Hon. Members have also mentioned the work of the Holocaust Memorial Day Trust in taking children to Auschwitz. When I was a history teacher I avoided going; I did not want it to be just a museum, but I did go with the trust three or four years ago, and, as others who have been there have found, the awful impact stays. I also want to mention the work of the Holocaust Educational Trust, in particular in Lancaster and Fleetwood, now that I am its Member of Parliament. The Jewish population there is minimal, but I pay tribute to the work done there by an ex-Labour MP, Stanley Henig, from Lancaster university—and also to Liz Neat, from the National Coalition Building Institute—to preserve the practice of marking Holocaust memorial day every January.

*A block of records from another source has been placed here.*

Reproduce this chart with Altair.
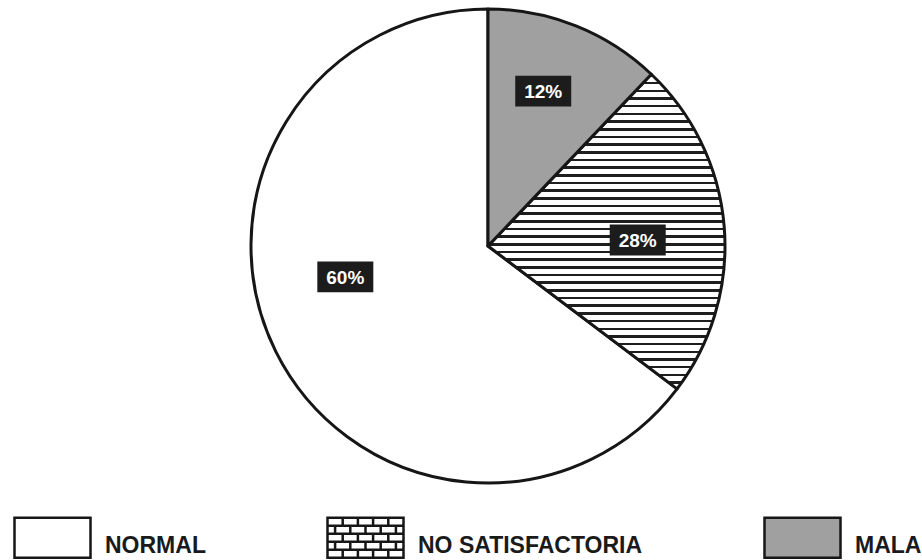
import altair as alt
import pandas as pd

# ---- data ----
categorias = ["NORMAL", "NO SATISFACTORIA", "MALA"]
# angular share of each slice as drawn in the picture (%)
porcion_dibujada = [64.7, 23.2, 12.1]
# percentages printed on the labels
etiqueta = [60, 28, 12]

df = pd.DataFrame({"cat": categorias, "porcion": porcion_dibujada, "etiqueta": etiqueta})

# ---- styles ----
FONT = "Liberation Sans"

# brick texture for the pie slice: horizontal mortar lines as a striped gradient
n_rows = 41
stops = []
for k in range(n_rows):
    a = k / n_rows
    b = (k + 0.33) / n_rows
    stops += [{"offset": a, "color": "#1e1e1e"}, {"offset": b, "color": "#1e1e1e"},
              {"offset": b, "color": "#ffffff"}, {"offset": (k + 1) / n_rows, "color": "#ffffff"}]
brick_grad = {"gradient": "linear", "x1": 0, "y1": 0, "x2": 0, "y2": 1, "stops": stops}

# legend symbol paths (box shifted up so the label sits a little lower)
top, bot = -0.736, 0.316
rect_path = f"M-1,{top}H1V{bot}H-1Z"
rows = 5
h = (bot - top) / rows
brick_parts = [rect_path]
for r in range(1, rows):
    y = top + r * h
    brick_parts.append(f"M-1,{y:.3f}H1")
for r in range(rows):
    y0 = top + r * h
    y1 = y0 + h
    xs = [-0.6, -0.2, 0.2, 0.6] if r % 2 == 0 else [-0.8, -0.4, 0.0, 0.4, 0.8]
    for x in xs:
        brick_parts.append(f"M{x},{y0:.3f}V{y1:.3f}")
brick_path = "".join(brick_parts)

fill_scale = alt.Scale(domain=categorias, range=["#ffffff", "#ffffff", "#a0a0a0"])
shape_scale = alt.Scale(domain=categorias, range=[rect_path, brick_path, rect_path])

legend = alt.Legend(
    title=None, orient="none", legendX=-238, legendY=497, direction="horizontal",
    labelFont=FONT, labelFontSize=23, labelFontWeight="bold", labelColor="#1a1a1a",
    labelOffset=13, labelLimit=500, columnPadding=116, symbolSize=5776,
    symbolStrokeColor="#161616", symbolStrokeWidth=2.5, padding=0,
)

base = alt.Chart(df).transform_window(idx="row_number()")

pie = base.mark_arc(stroke="#161616", strokeWidth=3, strokeJoin="round").encode(
    theta=alt.Theta("porcion:Q", stack=True),
    order=alt.Order("idx:Q", sort="descending"),
    fill=alt.Fill("cat:N", scale=fill_scale, legend=legend,
                  condition={"test": "datum.cat === 'NO SATISFACTORIA'", "value": brick_grad}),
)

legend_layer = base.transform_filter("false").mark_point(
    filled=True, stroke="#161616", strokeWidth=2.5, opacity=1
).encode(
    fill=alt.Fill("cat:N", scale=fill_scale, legend=legend),
    shape=alt.Shape("cat:N", scale=shape_scale, legend=legend),
)

lab = base.transform_window(
    cum="sum(etiqueta)", sort=[alt.SortField("idx", order="descending")], frame=[None, 0]
).transform_joinaggregate(total="sum(etiqueta)").transform_calculate(
    ang="(datum.cum - datum.etiqueta / 2) / datum.total * 2 * PI",
    txt="datum.etiqueta + '%'",
).transform_calculate(
    lx="0.633 * sin(datum.ang)",
    ly="0.633 * cos(datum.ang) + 0.065",
)

xenc = alt.X("lx:Q", scale=alt.Scale(domain=[-1, 1]), axis=None)
yenc = alt.Y("ly:Q", scale=alt.Scale(domain=[-1, 1]), axis=None)

boxes = lab.mark_point(
    shape="M-1,-0.55H1V0.55H-1Z", size=3136, filled=True, fill="#1c1c1c", opacity=1, strokeWidth=0
).encode(x=xenc, y=yenc)

texts = lab.mark_text(
    font=FONT, fontSize=19, fontWeight="bold", color="#ffffff", baseline="middle",
    align="center", dy=1
).encode(x=xenc, y=yenc, text="txt:N")

chart = alt.layer(pie, legend_layer, boxes, texts).properties(
    width=474, height=474,
    autosize=alt.AutoSizeParams(type="none"),
    padding={"left": 251, "top": 9, "right": 197, "bottom": 77},
    background="#ffffff",
).configure_view(stroke=None)

chart.save("out.html", embed_options={"renderer": "svg", "actions": False})
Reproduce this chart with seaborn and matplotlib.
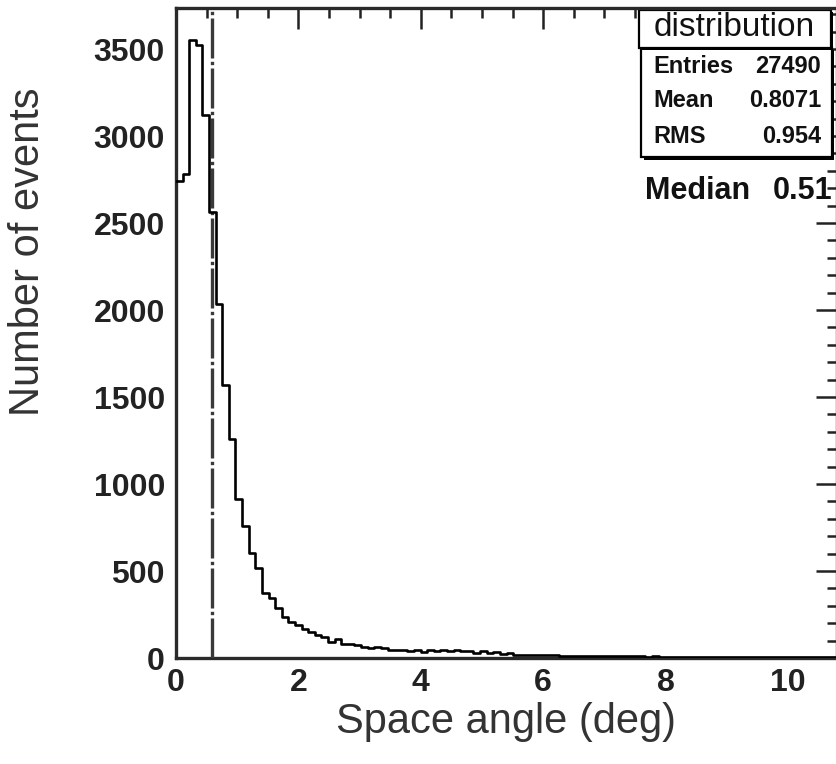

The hon. Member for Strangford (Jim Shannon) mentioned that it is more important to support and continue such ceremonies in constituencies without a significant Jewish population, particularly in the light of the spike in anti-Semitism; that reminds us that the stain is there, and may unfortunately remain for many a long year. It would be pertinent this January to make sure that Holocaust memorial day was observed throughout the country, Jewish community or no Jewish community. That would be a clear statement of what we can, if we like, call British values. It would show that we recognise that the terrible scourge still exists, the stain that it has put on our history, and that we are determined to continue the commemoration. I therefore commend the work of the all-party group and the hon. Member for Bassetlaw, who brought the matter before the House.